In the last flood we took Benno down to the end of the flat where normally there is a big dipper into the river that we drive down. The flood water was up to the height of the flat and there was a platypus ducking and diving in the murky depths. They are easiest to see when the river is thick and red-brown with mud, as the contrast shows them up more clearly. In the clear crystal pools they can be hard to see for the untrained eye when the rings in the water show only where they were, not where they will pop up next!
Benno has (or had, until the last two floods ripped away some of the riverbank) his special ‘Platypus Walk’ which he would take newcomers to the property on, to show them the places where the platypus eat freshwater mussels on the bank, overlooking their feeding grounds.
We delight in being able to watch them every day. Sometimes we have seen as many as 5 at once in the main pool beneath the house, and once we witnessed (and videoed) what we could only assume to be a courtship and subsequent mating which looked like platypus synchronised swimming and involved lots of fun, frolicking and splashing – what a treat!

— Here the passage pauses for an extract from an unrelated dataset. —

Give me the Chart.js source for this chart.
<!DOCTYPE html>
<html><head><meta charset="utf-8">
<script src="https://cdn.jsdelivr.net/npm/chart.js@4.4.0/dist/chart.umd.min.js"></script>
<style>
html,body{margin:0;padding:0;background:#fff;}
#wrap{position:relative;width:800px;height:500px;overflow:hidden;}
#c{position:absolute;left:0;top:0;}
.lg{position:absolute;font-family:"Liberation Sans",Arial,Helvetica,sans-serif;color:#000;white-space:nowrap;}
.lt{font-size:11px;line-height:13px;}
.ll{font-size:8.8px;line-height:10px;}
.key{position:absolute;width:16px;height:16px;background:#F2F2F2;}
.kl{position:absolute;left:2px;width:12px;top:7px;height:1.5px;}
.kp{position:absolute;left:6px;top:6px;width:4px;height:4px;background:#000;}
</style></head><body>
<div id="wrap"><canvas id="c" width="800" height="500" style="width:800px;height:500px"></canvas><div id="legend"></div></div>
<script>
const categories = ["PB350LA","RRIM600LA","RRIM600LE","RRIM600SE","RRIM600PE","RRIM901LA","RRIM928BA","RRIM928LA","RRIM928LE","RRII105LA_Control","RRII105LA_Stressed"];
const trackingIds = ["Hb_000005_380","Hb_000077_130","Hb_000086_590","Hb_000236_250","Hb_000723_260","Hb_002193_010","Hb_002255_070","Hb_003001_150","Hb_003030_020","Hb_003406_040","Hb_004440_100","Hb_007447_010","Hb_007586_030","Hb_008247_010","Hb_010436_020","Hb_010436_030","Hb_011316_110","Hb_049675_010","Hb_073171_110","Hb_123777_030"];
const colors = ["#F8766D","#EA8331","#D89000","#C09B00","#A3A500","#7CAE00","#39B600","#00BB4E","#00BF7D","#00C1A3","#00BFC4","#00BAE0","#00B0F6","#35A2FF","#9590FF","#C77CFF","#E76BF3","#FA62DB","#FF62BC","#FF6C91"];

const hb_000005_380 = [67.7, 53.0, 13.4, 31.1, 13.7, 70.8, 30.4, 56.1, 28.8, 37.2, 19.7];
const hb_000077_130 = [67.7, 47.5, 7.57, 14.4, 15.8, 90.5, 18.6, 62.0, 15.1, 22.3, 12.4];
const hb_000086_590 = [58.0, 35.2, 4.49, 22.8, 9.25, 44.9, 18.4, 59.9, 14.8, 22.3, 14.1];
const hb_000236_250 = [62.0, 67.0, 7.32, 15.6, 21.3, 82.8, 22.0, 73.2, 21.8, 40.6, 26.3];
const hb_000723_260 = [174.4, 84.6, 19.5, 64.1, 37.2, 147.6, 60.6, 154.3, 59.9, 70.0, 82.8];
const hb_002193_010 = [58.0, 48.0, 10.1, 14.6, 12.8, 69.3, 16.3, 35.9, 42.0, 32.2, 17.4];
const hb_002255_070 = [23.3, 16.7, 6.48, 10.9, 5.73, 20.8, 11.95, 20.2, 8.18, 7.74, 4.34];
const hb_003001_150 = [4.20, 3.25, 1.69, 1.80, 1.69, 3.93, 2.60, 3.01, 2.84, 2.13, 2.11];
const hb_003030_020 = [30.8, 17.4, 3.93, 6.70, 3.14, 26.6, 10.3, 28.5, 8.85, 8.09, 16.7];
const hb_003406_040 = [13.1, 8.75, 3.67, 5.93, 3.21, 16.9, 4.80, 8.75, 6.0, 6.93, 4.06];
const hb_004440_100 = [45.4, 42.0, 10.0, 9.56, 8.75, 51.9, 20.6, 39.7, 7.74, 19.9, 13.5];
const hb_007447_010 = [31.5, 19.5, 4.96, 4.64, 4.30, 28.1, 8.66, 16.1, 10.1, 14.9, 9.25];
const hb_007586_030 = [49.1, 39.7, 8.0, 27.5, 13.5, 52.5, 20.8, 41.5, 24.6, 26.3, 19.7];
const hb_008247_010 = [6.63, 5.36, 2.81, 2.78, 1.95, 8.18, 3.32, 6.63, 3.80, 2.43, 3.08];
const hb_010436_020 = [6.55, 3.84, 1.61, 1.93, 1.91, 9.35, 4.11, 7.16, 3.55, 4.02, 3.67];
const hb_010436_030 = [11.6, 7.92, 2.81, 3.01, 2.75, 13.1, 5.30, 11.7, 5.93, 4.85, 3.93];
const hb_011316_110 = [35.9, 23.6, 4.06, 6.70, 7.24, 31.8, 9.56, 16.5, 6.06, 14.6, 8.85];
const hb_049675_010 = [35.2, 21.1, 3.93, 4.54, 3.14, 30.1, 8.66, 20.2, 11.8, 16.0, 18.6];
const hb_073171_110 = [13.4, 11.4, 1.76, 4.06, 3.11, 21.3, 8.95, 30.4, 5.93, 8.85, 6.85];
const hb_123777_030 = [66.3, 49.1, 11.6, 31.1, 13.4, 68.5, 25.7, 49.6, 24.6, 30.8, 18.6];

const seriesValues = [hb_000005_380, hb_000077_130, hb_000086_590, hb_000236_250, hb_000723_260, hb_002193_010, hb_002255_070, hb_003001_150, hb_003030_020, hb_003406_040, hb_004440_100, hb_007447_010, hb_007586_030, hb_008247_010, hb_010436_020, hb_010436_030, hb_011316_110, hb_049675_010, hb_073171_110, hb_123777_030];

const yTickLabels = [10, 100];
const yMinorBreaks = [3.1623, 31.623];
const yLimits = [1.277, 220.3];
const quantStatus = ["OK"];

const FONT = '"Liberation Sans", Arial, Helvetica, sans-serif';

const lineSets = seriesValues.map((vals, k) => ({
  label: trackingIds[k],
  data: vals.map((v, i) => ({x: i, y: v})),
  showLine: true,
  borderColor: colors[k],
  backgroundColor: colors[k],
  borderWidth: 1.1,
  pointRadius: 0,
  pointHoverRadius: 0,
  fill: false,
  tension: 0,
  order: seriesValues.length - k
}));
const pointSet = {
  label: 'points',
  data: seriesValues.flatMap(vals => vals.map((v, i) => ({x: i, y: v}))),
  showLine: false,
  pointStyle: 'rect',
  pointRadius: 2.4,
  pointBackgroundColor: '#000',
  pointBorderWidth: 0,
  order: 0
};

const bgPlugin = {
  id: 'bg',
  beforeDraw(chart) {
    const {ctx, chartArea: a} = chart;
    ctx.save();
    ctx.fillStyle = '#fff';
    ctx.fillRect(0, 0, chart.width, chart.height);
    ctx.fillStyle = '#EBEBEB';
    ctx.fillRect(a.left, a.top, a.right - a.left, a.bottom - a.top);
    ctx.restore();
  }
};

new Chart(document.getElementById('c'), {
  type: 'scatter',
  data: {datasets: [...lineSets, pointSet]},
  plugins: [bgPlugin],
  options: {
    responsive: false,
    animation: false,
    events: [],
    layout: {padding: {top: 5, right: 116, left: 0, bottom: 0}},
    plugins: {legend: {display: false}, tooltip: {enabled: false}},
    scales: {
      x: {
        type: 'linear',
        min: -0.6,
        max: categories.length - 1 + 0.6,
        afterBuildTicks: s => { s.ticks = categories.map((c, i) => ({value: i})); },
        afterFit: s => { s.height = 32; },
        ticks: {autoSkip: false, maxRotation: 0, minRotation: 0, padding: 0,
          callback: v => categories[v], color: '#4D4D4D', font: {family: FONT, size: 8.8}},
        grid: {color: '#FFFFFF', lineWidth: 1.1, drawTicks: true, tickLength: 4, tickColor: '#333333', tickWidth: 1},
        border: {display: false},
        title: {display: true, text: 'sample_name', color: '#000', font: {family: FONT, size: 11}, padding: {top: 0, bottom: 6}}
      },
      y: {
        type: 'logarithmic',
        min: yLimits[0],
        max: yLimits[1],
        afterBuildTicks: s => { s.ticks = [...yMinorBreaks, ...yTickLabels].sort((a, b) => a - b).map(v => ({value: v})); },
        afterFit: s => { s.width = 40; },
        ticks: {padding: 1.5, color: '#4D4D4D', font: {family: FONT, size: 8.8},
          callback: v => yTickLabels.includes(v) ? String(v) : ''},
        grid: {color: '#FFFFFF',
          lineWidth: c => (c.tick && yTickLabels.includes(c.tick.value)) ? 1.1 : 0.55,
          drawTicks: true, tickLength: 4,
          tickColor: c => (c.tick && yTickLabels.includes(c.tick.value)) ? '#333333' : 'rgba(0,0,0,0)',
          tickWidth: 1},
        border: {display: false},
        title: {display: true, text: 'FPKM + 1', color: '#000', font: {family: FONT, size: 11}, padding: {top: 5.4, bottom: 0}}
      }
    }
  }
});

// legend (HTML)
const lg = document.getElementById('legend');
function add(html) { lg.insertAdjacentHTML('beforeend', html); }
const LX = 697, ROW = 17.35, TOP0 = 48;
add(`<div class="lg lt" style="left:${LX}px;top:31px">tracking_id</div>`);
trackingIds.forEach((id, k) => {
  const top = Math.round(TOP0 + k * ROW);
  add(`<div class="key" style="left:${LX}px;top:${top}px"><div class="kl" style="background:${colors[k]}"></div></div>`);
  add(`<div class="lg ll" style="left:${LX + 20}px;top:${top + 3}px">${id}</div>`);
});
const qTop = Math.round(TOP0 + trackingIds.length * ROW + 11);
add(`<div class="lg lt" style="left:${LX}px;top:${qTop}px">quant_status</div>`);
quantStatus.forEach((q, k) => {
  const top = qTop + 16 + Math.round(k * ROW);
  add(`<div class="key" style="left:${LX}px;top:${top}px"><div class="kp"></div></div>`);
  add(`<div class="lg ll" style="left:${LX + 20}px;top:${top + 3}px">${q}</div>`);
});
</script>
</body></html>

My most amazing moment to date came when we were recently down in Kangaroo Valley for the annual show (in which I came last in the over 45 iron woman event!) Late one afternoon, when it finally stopped raining, I went for a run down to Flat Rock. This consists of a beautiful natural bedrock pool which the Aborigines used for birthing and women’s business, and then a causeway of stones worn smooth by the water over millennia. It was twilight as I rounded the final corner and stepped onto the concrete causeway forming part of the road. In the dusk I saw a flash of movement to my left where Gibson Creek murmurs down to meet the Kangaroo. And there in the half light was a platypus aqua planing across the rock in a centimetre of water. He steered himself down through one of the pipes under the road and plopped out into the little pool below where he swam to the debris and roots which hid his home from view. He was only a toddler and clearly having fun – he looked pretty pleased with himself. Platypus have given me many moments of pure, unadulterated, natural magic.